What you have to do: Skip all pictures, then print the remaining material exactly.

----------

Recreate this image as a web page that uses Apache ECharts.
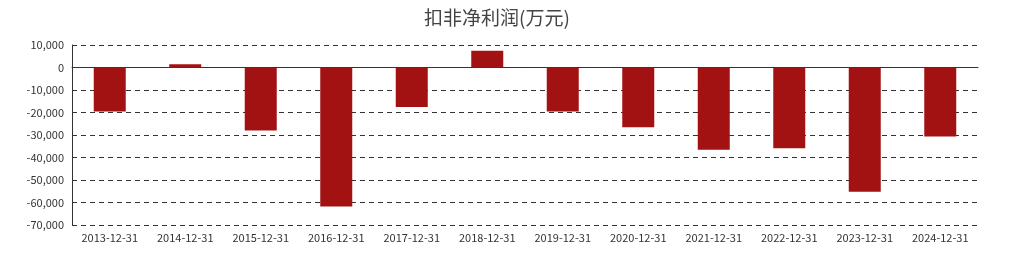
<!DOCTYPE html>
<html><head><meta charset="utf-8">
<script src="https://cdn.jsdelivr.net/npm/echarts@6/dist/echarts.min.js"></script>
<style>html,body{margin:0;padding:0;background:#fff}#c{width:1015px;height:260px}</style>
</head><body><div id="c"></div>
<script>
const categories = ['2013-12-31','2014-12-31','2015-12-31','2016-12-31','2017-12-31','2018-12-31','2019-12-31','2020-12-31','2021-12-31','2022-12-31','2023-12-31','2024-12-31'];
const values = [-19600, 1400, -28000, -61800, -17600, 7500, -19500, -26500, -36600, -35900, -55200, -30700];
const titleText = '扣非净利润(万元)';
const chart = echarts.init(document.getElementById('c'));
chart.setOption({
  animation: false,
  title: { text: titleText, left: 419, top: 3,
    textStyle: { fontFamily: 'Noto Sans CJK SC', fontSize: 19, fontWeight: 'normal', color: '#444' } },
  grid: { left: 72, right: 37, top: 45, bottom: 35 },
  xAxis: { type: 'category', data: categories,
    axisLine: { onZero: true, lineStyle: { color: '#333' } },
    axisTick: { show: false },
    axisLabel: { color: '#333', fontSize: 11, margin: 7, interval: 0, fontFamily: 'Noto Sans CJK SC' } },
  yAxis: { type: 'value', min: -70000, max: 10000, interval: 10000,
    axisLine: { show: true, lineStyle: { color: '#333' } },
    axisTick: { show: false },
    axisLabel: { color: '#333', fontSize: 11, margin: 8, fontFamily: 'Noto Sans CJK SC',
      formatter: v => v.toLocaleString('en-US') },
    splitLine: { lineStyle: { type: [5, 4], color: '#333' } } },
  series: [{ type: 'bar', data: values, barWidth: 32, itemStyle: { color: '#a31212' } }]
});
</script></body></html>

----------

Response to this exercise:
Recreate this image as a web page that uses Apache ECharts.
<!DOCTYPE html>
<html><head><meta charset="utf-8">
<script src="https://cdn.jsdelivr.net/npm/echarts@6/dist/echarts.min.js"></script>
<style>html,body{margin:0;padding:0;background:#fff}#c{width:1015px;height:260px}</style>
</head><body><div id="c"></div>
<script>
const categories = ['2013-12-31','2014-12-31','2015-12-31','2016-12-31','2017-12-31','2018-12-31','2019-12-31','2020-12-31','2021-12-31','2022-12-31','2023-12-31','2024-12-31'];
const values = [-19600, 1400, -28000, -61800, -17600, 7500, -19500, -26500, -36600, -35900, -55200, -30700];
const titleText = '扣非净利润(万元)';
const chart = echarts.init(document.getElementById('c'));
chart.setOption({
  animation: false,
  title: { text: titleText, left: 419, top: 3,
    textStyle: { fontFamily: 'Noto Sans CJK SC', fontSize: 19, fontWeight: 'normal', color: '#444' } },
  grid: { left: 72, right: 37, top: 45, bottom: 35 },
  xAxis: { type: 'category', data: categories,
    axisLine: { onZero: true, lineStyle: { color: '#333' } },
    axisTick: { show: false },
    axisLabel: { color: '#333', fontSize: 11, margin: 7, interval: 0, fontFamily: 'Noto Sans CJK SC' } },
  yAxis: { type: 'value', min: -70000, max: 10000, interval: 10000,
    axisLine: { show: true, lineStyle: { color: '#333' } },
    axisTick: { show: false },
    axisLabel: { color: '#333', fontSize: 11, margin: 8, fontFamily: 'Noto Sans CJK SC',
      formatter: v => v.toLocaleString('en-US') },
    splitLine: { lineStyle: { type: [5, 4], color: '#333' } } },
  series: [{ type: 'bar', data: values, barWidth: 32, itemStyle: { color: '#a31212' } }]
});
</script></body></html>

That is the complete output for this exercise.